For all of the fuss surrounding this gig, for all of the talk of their originality, and with copies of the ‘Author! Author!’CD which has been deleted currently selling on-line for £50, there is very little in the Scars’ fifty minute set, which begins with ‘Horrorshow’ and concludes with a cover of Cockney Rebel’s ‘Pyscho Modo’, that seems innovative or unique. They come across as somewhat passé, a little too reminiscent with their spiky, angular guitars and paranoiac sound of other acts of the time, in parts ‘Kaleidoscope’-era Siouxsie and the Banshees, certainly Josef K and above all Magazine.
The bulk of their songs were written when the Scars were still in their teens and it all also somewhat sixth form. Shaven-headed Mekon lookalike Bobby King certainly works hard. He stomps about the stage, dark visor sunglasses plastered across his white face, leather jacket open displaying an equally pale chest, howling his songs about grubby sexual liaisons and the Bomb and the Apocalypse. He is no longer though 19 or 20, but a man of approximately 50 who has spent much of the last three decades working in universities and who is now a professor in ancient languages.

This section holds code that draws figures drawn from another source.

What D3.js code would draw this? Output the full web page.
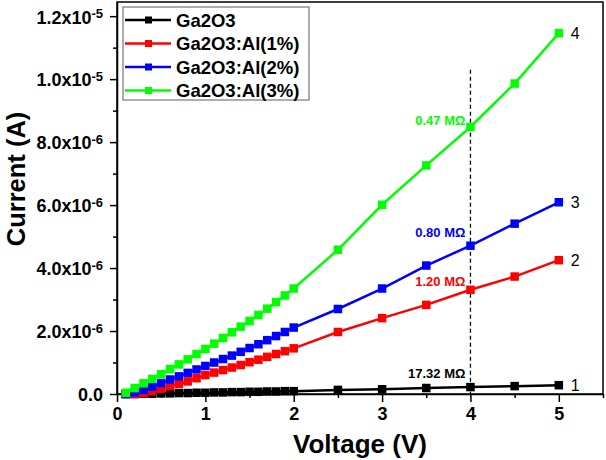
<!DOCTYPE html>
<meta charset="utf-8">
<head>
  <style>
    body { margin: 0; background: #fff; }
    svg { font-family: "Liberation Sans", Arial, sans-serif; }
    .axis path, .axis line { stroke: #000; stroke-width: 1.5; }
    .axis text { font-size: 18px; font-weight: bold; fill: #000; }
  </style>
</head>
<body>
  <script src="https://d3js.org/d3.v7.min.js"></script>
  <script>
    // voltage sweep (V)
    var voltage = [0.1, 0.2, 0.3, 0.4, 0.5, 0.6, 0.7, 0.8, 0.9, 1.0,
      1.1, 1.2, 1.3, 1.4, 1.5, 1.6, 1.7, 1.8, 1.9, 2.0,
      2.5, 3.0, 3.5, 4.0, 4.5, 5.0];

    // current in units of 1e-6 A
    var ga2o3 = [0.0, 0.0, 0.01, 0.01, 0.02, 0.02, 0.03, 0.03, 0.04, 0.04,
      0.05, 0.05, 0.06, 0.06, 0.07, 0.07, 0.08, 0.08, 0.09, 0.09,
      0.13, 0.15, 0.19, 0.22, 0.25, 0.28];
    var al1 = [0.0, 0.0, 0.03, 0.09, 0.17, 0.25, 0.32, 0.40, 0.50, 0.60,
      0.68, 0.76, 0.84, 0.92, 1.01, 1.09, 1.18, 1.27, 1.36, 1.45,
      1.97, 2.41, 2.83, 3.31, 3.73, 4.25];
    var al2 = [0.0, 0.05, 0.13, 0.23, 0.35, 0.46, 0.56, 0.67, 0.78, 0.89,
      1.00, 1.11, 1.22, 1.34, 1.46, 1.58, 1.71, 1.84, 1.97, 2.11,
      2.70, 3.35, 4.08, 4.71, 5.41, 6.09];
    var al3 = [0.04, 0.19, 0.34, 0.48, 0.63, 0.79, 0.94, 1.10, 1.27, 1.43,
      1.60, 1.78, 1.96, 2.14, 2.32, 2.51, 2.71, 2.92, 3.13, 3.35,
      4.58, 6.01, 7.26, 8.48, 9.86, 11.46];

    var seriesNames = ["Ga2O3", "Ga2O3:Al(1%)", "Ga2O3:Al(2%)", "Ga2O3:Al(3%)"];
    var seriesColors = ["#000000", "#ff0000", "#0000ff", "#00ff00"];
    var seriesValues = [ga2o3, al1, al2, al3];
    var curveLabels = ["1", "2", "3", "4"];

    var xTicks = [0, 1, 2, 3, 4, 5];
    var yTicks = [0, 2, 4, 6, 8, 10, 12];
    var yTickMant = ["0.0", "2.0x10", "4.0x10", "6.0x10", "8.0x10", "1.0x10", "1.2x10"];
    var yTickExp = ["", "-6", "-6", "-6", "-6", "-5", "-5"];

    // resistance notes at 4 V
    var resV = 4;
    var resText = ["17.32 M\u03A9", "1.20 M\u03A9", "0.80 M\u03A9", "0.47 M\u03A9"];

    var margin = { top: 2, right: 3, bottom: 66, left: 117 },
      width = 606 - margin.left - margin.right,
      height = 460 - margin.top - margin.bottom;

    var svg = d3.select("body").append("svg")
      .attr("width", 606)
      .attr("height", 460)
      .append("g")
      .attr("transform", "translate(" + margin.left + "," + margin.top + ")");

    var x = d3.scaleLinear().domain([0, 5.5]).range([0, width]);
    var y = d3.scaleLinear().domain([0, 12.45]).range([height, 0]);

    // minor ticks
    svg.append("g")
      .attr("class", "axis")
      .attr("transform", "translate(0," + height + ")")
      .call(d3.axisBottom(x).tickValues([0.5, 1.5, 2.5, 3.5, 4.5, 5.5]).tickSize(4).tickFormat(""))
      .select(".domain").remove();
    svg.append("g")
      .attr("class", "axis")
      .call(d3.axisLeft(y).tickValues([1, 3, 5, 7, 9, 11]).tickSize(4).tickFormat(""))
      .select(".domain").remove();

    // major ticks
    svg.append("g")
      .attr("class", "axis")
      .attr("transform", "translate(0," + height + ")")
      .call(d3.axisBottom(x).tickValues(xTicks).tickSize(8).tickSizeOuter(0).tickPadding(5).tickFormat(d3.format("d")));

    var yAxis = svg.append("g")
      .attr("class", "axis")
      .call(d3.axisLeft(y).tickValues(yTicks).tickSize(7).tickSizeOuter(0).tickPadding(6).tickFormat(""));

    yAxis.selectAll(".tick").each(function (d, i) {
      var t = d3.select(this).append("text")
        .attr("x", -14)
        .attr("dy", "0.38em")
        .attr("text-anchor", "end");
      t.append("tspan").text(yTickMant[i]);
      if (yTickExp[i]) {
        t.append("tspan").attr("dy", "-0.45em").style("font-size", "13px").text(yTickExp[i]);
      }
    });

    // frame
    svg.append("rect")
      .attr("width", width)
      .attr("height", height)
      .attr("fill", "none")
      .attr("stroke", "#000")
      .attr("stroke-width", 1.5);

    // axis titles
    svg.append("text")
      .attr("x", x(2.75))
      .attr("y", height + 59)
      .attr("text-anchor", "middle")
      .style("font-size", "26px")
      .style("font-weight", "bold")
      .text("Voltage (V)");

    svg.append("text")
      .attr("transform", "translate(" + (-92) + "," + 177 + ") rotate(-90)")
      .attr("text-anchor", "middle")
      .style("font-size", "25.5px")
      .style("font-weight", "bold")
      .text("Current (A)");

    // dashed guide at 4 V
    svg.append("line")
      .attr("x1", x(resV)).attr("x2", x(resV))
      .attr("y1", y(10.3)).attr("y2", height)
      .attr("stroke", "#000")
      .attr("stroke-width", 1.3)
      .attr("stroke-dasharray", "4,3");

    var line = d3.line()
      .x(function (d) { return x(d[0]); })
      .y(function (d) { return y(d[1]); });

    seriesValues.forEach(function (vals, s) {
      var pts = voltage.map(function (v, i) { return [v, vals[i]]; });
      svg.append("path")
        .datum(pts)
        .attr("fill", "none")
        .attr("stroke", seriesColors[s])
        .attr("stroke-width", 2.5)
        .attr("d", line);
      svg.selectAll(".m" + s)
        .data(pts)
        .enter().append("rect")
        .attr("class", "m" + s)
        .attr("x", function (d) { return x(d[0]) - 4.25; })
        .attr("y", function (d) { return y(d[1]) - 4.25; })
        .attr("width", 8.5)
        .attr("height", 8.5)
        .attr("fill", seriesColors[s]);

      // curve number at the right end
      svg.append("text")
        .attr("x", x(5) + 12)
        .attr("y", y(vals[vals.length - 1]))
        .attr("dy", "0.35em")
        .style("font-size", "16px")
        .text(curveLabels[s]);
    });

    // resistance labels (just above-left of each curve at 4 V)
    var resOffset = [14, 8, 13, 7];
    seriesValues.forEach(function (vals, s) {
      var i = voltage.indexOf(resV);
      svg.append("text")
        .attr("x", x(resV) - 5)
        .attr("y", y(vals[i]) - resOffset[s])
        .attr("dy", "0.35em")
        .attr("text-anchor", "end")
        .attr("fill", seriesColors[s])
        .style("font-size", "13px")
        .style("font-weight", "bold")
        .text(resText[s]);
    });

    // legend
    var legend = svg.append("g")
      .attr("transform", "translate(6,5)");
    legend.append("rect")
      .attr("width", 186)
      .attr("height", 93)
      .attr("fill", "#fff")
      .attr("stroke", "#777")
      .attr("stroke-width", 1.2);
    var item = legend.selectAll(".item")
      .data(seriesNames)
      .enter().append("g")
      .attr("class", "item")
      .attr("transform", function (d, i) { return "translate(0," + (13 + i * 23.5) + ")"; });
    item.append("line")
      .attr("x1", 2).attr("x2", 48)
      .attr("stroke", function (d, i) { return seriesColors[i]; })
      .attr("stroke-width", 2.5);
    item.append("rect")
      .attr("x", 22).attr("y", -3.5)
      .attr("width", 7).attr("height", 7)
      .attr("fill", function (d, i) { return seriesColors[i]; });
    item.append("text")
      .attr("x", 53)
      .attr("dy", "0.36em")
      .style("font-size", "18.5px")
      .style("font-weight", "bold")
      .text(function (d) { return d; });
  </script>
</body>
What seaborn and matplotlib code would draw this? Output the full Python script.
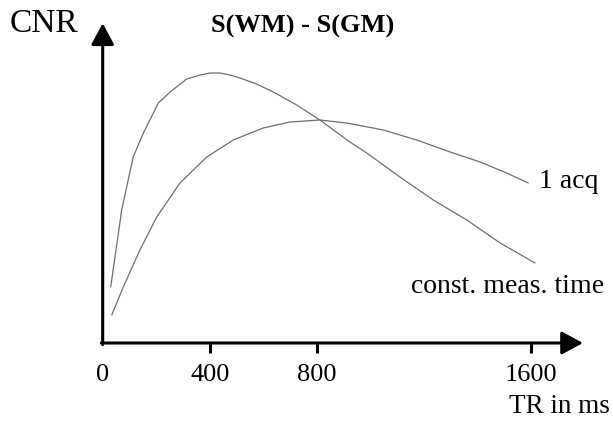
import matplotlib
matplotlib.use("Agg")
import matplotlib.pyplot as plt
import numpy as np
import pandas as pd
import seaborn as sns

# ---- data ----
tr_const = [30, 71, 114, 152, 208, 252, 314, 364, 401, 438, 476, 513, 575,
            638, 725, 812, 924, 987, 1111, 1236, 1361, 1486, 1616]
cnr_const = [0.56, 1.33, 1.86, 2.10, 2.40, 2.51, 2.64, 2.68, 2.70, 2.70, 2.68,
             2.65, 2.59, 2.51, 2.38, 2.23, 2.01, 1.90, 1.66, 1.43, 1.23, 1.00,
             0.80]
tr_1acq = [34, 77, 139, 202, 289, 389, 488, 600, 700, 812, 912, 1049, 1174,
           1299, 1411, 1510, 1591]
cnr_1acq = [0.28, 0.56, 0.93, 1.26, 1.60, 1.86, 2.03, 2.15, 2.21, 2.23, 2.20,
            2.13, 2.03, 1.91, 1.81, 1.70, 1.60]
tick_values = [0, 400, 800, 1600]
tick_labels = ["0", "400", "800", "1600"]
curve_names = ["const. meas. time", "1 acq"]

df = pd.concat([
    pd.DataFrame({"TR": tr_const, "CNR": cnr_const, "curve": curve_names[0]}),
    pd.DataFrame({"TR": tr_1acq, "CNR": cnr_1acq, "curve": curve_names[1]}),
], ignore_index=True)

sns.set_theme(style="white")
plt.rcParams["font.family"] = ["Liberation Serif", "DejaVu Serif"]
plt.rcParams["text.color"] = "black"

W, H = 613, 422
fig = plt.figure(figsize=(W / 100, H / 100), dpi=100)
ax = fig.add_axes([102.7 / W, 1 - 343 / H, (583 - 102.7) / W, (343 - 23.3) / H])

sns.lineplot(data=df, x="TR", y="CNR", hue="curve", units="curve",
             estimator=None, sort=False,
             palette={curve_names[0]: "#6e6e6e", curve_names[1]: "#6e6e6e"},
             linewidth=0.9, legend=False, ax=ax)

ax.set_xlim(0, (583 - 102.7) / 0.2675)
ax.set_ylim(0, 3.197)

for s in ax.spines.values():
    s.set_visible(False)

# axes with arrow heads
arrow = dict(arrowstyle="-|>,head_length=1.3,head_width=0.7", lw=2.2,
             color="black", shrinkA=0, shrinkB=0, mutation_scale=10)
ax.annotate("", xy=(1, 0), xytext=(-0.003, 0), xycoords="axes fraction",
            textcoords="axes fraction", arrowprops=arrow, annotation_clip=False)
ax.annotate("", xy=(0, 1), xytext=(0, -0.005), xycoords="axes fraction",
            textcoords="axes fraction", arrowprops=arrow, annotation_clip=False)

ax.set_xticks(tick_values)
ax.set_xticklabels(tick_labels, fontsize=19)
ax.set_yticks([])
ax.tick_params(axis="x", direction="out", length=7, width=2.2, color="black",
               pad=8, bottom=True, labelcolor="black")
ax.xaxis.get_major_ticks()[0].tick1line.set_visible(False)
ax.set_xlabel("")
ax.set_ylabel("")
ax.grid(False)


def fx(px):
    return px / W


def fy(py):
    return 1 - py / H


fig.text(fx(10), fy(31.7), "CNR", fontsize=24, ha="left", va="baseline")
fig.text(fx(303), fy(32.3), "S(WM) - S(GM)", fontsize=19, fontweight="bold",
         ha="center", va="baseline")
fig.text(fx(539.3), fy(188.3), curve_names[1], fontsize=20, ha="left", va="baseline")
fig.text(fx(411), fy(293), curve_names[0], fontsize=20, ha="left", va="baseline")
fig.text(fx(509), fy(413), "TR in ms", fontsize=19.5, ha="left", va="baseline")

fig.savefig("out.png", dpi=100)
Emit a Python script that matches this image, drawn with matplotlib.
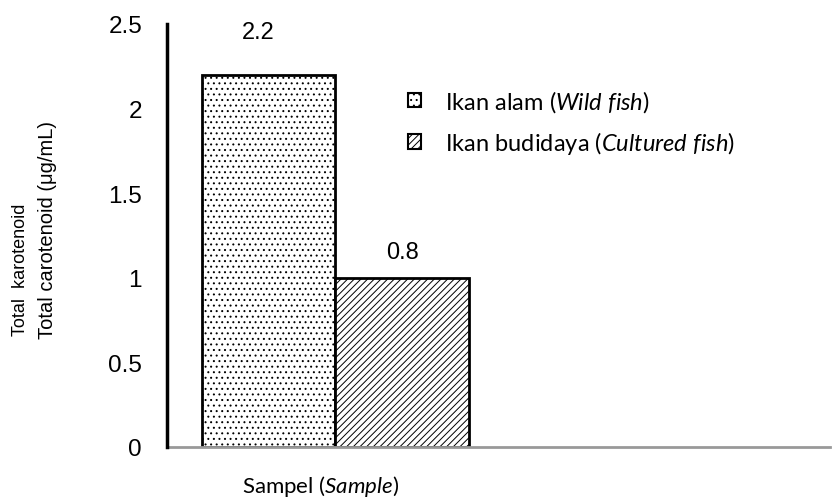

Although he is polite and earnest between numbers, he has none of the irony that, say, John Lydon has shown since the Sex Pistols started going back on the road after their own long absence. While perhaps it could be argued that it has done the ilk of Liam Gallagher no real harm, King should really be above such posturing now and it all seems shallow and somewhat forced.
There will be some who, because of the nature of this event, will make it out afterwards to be some kind of second coming. It is not, merely an over-hyped show by a recently over-hyped band that might have been better remaining more elusive. The Picture House gig is being promoted as a strict “one off”. These things, of course, however, have a habit of expanding and Paul Mackie has already been hinting in interviews in the local press about doing more. To be fair to them, the Scars have had one show rather than five years to get it right. Where they go from here, however, remains debatable. If nothing else, tonight’s show proves that reformation gigs should be more than a simple act of trying to evoke memories.